Because Python allows both positional and keyword parameters for function arguments, whereas Java only permits positional arguments (although other JVM languages like Kotlin do permit named parameters), the Py4J gateway itself was written in Java. My delegating decorator accounts for this by allowing the parameter order to be explicitly specified and reordering arguments as appropriate.
The user-facing API
As for the user-facing API, it is simply empty-bodied, decorated functions of the form:
{python} @call_jvm(arg_order) def do_something(): ''' Docstring. ''' pass
This approach serves multiple purposes: documentation and code do not clutter one another up; there is minimal domain logic to understand and maintain; and it should be obvious how to make new data access functionality available to end users without needing to understand the inner workings of the client.
Of course, this last point does rely on the functionality existing in both the core JVM client library and its adapter.
Keeping queries speedy
I had created a practical and production-ready Python client but felt I could make improvements in the system’s usability.
To retrieve records, users need to request them by one or more key fields, where each key field has a well-known, but potentially large, number of valid values. Asking users to either type in these (long) identifiers, or find a catalogue of them from which to copy and paste, is inconvenient. Explicitly enumerating all the possible values as part of the library would conflict with the design goal of simplicity.
Fortunately, Python is very much a dynamic language, so we can request the full list of field values from the underlying JVM client at runtime and present this in some form of Python object, whether a list, enum, or something else entirely. As before, this use of delegation aligns with our design goals.
The question becomes how to represent those values through the API. To avoid users inadvertently attempting to request something the JVM layer does not know how to handle, I chose to enforce as much immutability as Python affords through its language features. At the same time, I wanted to avoid using eval
, exec
, or other arbitrary code execution tools for safety and security reasons.
Instead, I used the following advanced features of Python to create what is essentially a dynamically-generated enum class. The API object storing the values is defined as a singleton using a metaclass. This is not strictly necessary, but given that the API object is effectively immutable, without concerted effort to contravene this, there is no reason to have more than one.
An additional metaclass calls the JVM client to retrieve the valid field values, transforms these automatically into descriptors, and stores these as slots on the class. Specifically, the field values are defined as data descriptors, as they implement the __set__
dunder method in order to throw a custom error message on attempts to set the descriptors’ values.
Using this metaprogramming-heavy approach, which performs all the requisite magic at class-creation time, users can start typing a field name into their notebook or IDE and hit TAB, or another appropriate hotkey, to trigger code-completion.
Example usage:
from datastoreclient import validfields validfields.na # User hits TAB at this point
Result:
from datastoreclient import validfields validfields.name of field1 # Code completion offers a suitable suggestion
Final thoughts
There’s always a higher mountain to climb and this project is no exception. The Python client works well, but it can still be better shaped to certain use-cases.

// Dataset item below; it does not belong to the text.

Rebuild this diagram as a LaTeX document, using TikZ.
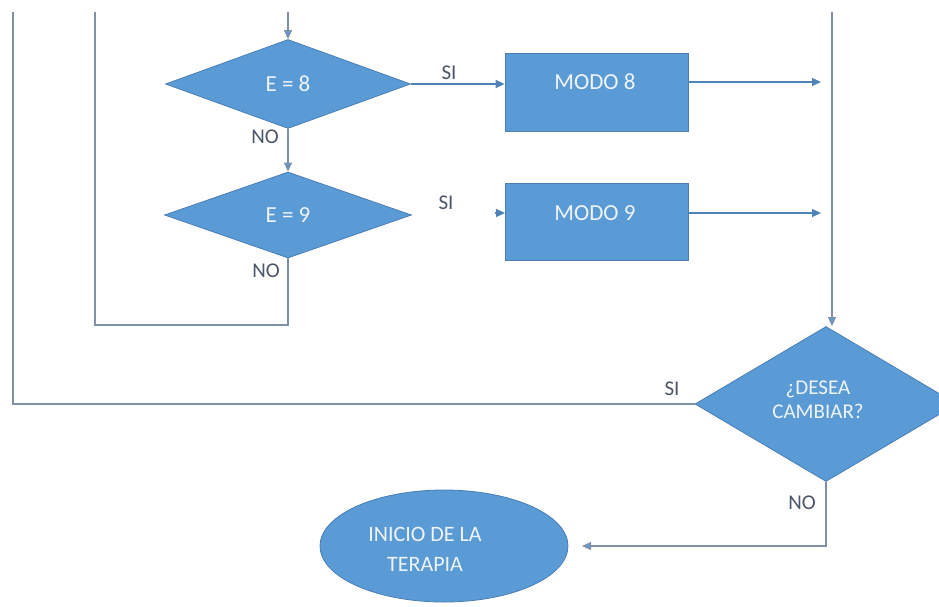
\documentclass[tikz,border=0pt]{standalone}
\usepackage{fontspec}
\setmainfont{Carlito}
\usetikzlibrary{shapes.geometric,arrows.meta}
\definecolor{shapeblue}{HTML}{5B9BD5}
\definecolor{shapeedge}{HTML}{4A7EB5}
\definecolor{linegray}{HTML}{8290A6}
\definecolor{labelgray}{HTML}{4A5568}
\definecolor{shapetext}{HTML}{EEF4FA}
\tikzset{
  dec/.style={diamond, fill=shapeblue, draw=shapeedge, line width=0.8pt, inner sep=0pt, text=shapetext, font=\fontsize{23}{26}\selectfont, align=center},
  modobox/.style={rectangle, fill=shapeblue, draw=shapeedge, line width=0.8pt, inner sep=0pt},
  boxtext/.style={text=shapetext, font=\fontsize{23}{26}\selectfont},
  term/.style={ellipse, fill=shapeblue, draw=shapeedge, line width=0.8pt, inner sep=0pt},
  termtext/.style={text=shapetext, font=\fontsize{22}{30}\selectfont, align=center},
  lbl/.style={text=labelgray, font=\fontsize{21}{22}\selectfont, inner sep=0pt},
  gline/.style={draw=linegray, line width=1.3pt},
  barrow/.style={draw=shapeblue!85!black, line width=1.3pt, -{Triangle[length=9pt,width=8pt]}},
  garrow/.style={draw=linegray, line width=1.3pt, -{Triangle[length=9pt,width=8pt,fill=shapeblue]}}
}
\begin{document}
\begin{tikzpicture}[x=1pt,y=-1pt]
\useasboundingbox (0,0) rectangle (939,606);
% decisions
\node[dec, minimum width=245pt, minimum height=89pt] (d1) at (288,84) {E = 8};
\node[dec, minimum width=247pt, minimum height=86pt] (d2) at (288,215) {E = 9};
\node[dec, minimum width=262pt, minimum height=155pt] (d3) at (826,404) {};
\node[boxtext, align=center, font=\fontsize{21}{24}\selectfont] (d3t) at (818,400) {¿DESEA\\CAMBIAR?};
% boxes
\node[modobox, minimum width=183pt, minimum height=78pt] (m8) at (596.5,92) {};
\node[boxtext] (m8t) at (595,82) {MODO 8};
\node[modobox, minimum width=183pt, minimum height=77pt] (m9) at (596.5,221.5) {};
\node[boxtext] (m9t) at (595,213) {MODO 9};
% terminal
\node[term, minimum width=248pt, minimum height=112pt] (ell) at (444,546) {};
\node[termtext] (ellt) at (425,549) {INICIO DE LA\\TERAPIA};
% coordinates
\coordinate (top1) at (288,12);
\coordinate (topL) at (13,12);
\coordinate (topM) at (95,12);
\coordinate (topR) at (832,12);
\coordinate (loopA) at (288,325);
\coordinate (loopB) at (95,325);
\coordinate (e8a) at (688,82);
\coordinate (e8b) at (821,82);
\coordinate (e9a) at (688,213);
\coordinate (e9b) at (821,213);
\coordinate (s9a) at (495,213);
\coordinate (s9b) at (505,213);
\coordinate (nA) at (826,546);
\coordinate (ellin) at (582,546);
% connectors
\draw[garrow] (top1) -- (d1.north);
\draw[garrow] (d1.south) -- (d2.north);
\draw[barrow] (d1.east) -- (d1.east -| m8.west);
\draw[barrow] (e8a) -- (e8b);
\draw[barrow] (e9a) -- (e9b);
\draw[barrow] (s9a) -- (s9b);
\draw[gline] (d2.south) -- (loopA) -- (loopB) -- (topM);
\draw[gline] (d3.west) -- (d3.west -| topL) -- (topL);
\draw[garrow] (topR) -- (topR |- d3.north);
\draw[gline, -{Triangle[length=9pt,width=8pt,fill=shapeblue]}] (d3.south) -- (nA) -- (ellin);
% labels
\node[lbl] (si1) at (449,73) {SI};
\node[lbl] (no1) at (265,137) {NO};
\node[lbl] (si2) at (446,203) {SI};
\node[lbl] (no2) at (266,271) {NO};
\node[lbl] (si3) at (672,389) {SI};
\node[lbl] (no3) at (802,503) {NO};
\end{tikzpicture}
\end{document}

Consider a PySpark session, wherein a JVM context already exists. Spawning a separate JVM is slower and less resource-efficient than hooking into the Spark context by loading a JAR. Not to mention the potential for issues caused by running on cluster nodes but outside any Spark container.
Solving this in a way that is transparent to users will involve applying a strategy pattern to detect which mode the client is running in and spawn the JVM client accordingly. Fortunately, this can all be neatly hidden away behind the aforementioned JVM interaction layer.
Whilst Py4J is easy to interact with (with its automatic conversions and ability to register handlers for the server), the hard boundary between language-specific processes hurts performance and requires some care to get right. We can leverage Apache Arrow to alleviate these concerns, which should be particularly convenient in PySpark, given its existing integration there.
I’m sure more requirements will be identified, but that’s what makes engineering fun. Using the advanced features of Python helped me stay in front of the ever-larger database storage solutions my team had to adopt and helped me keep the system speedy.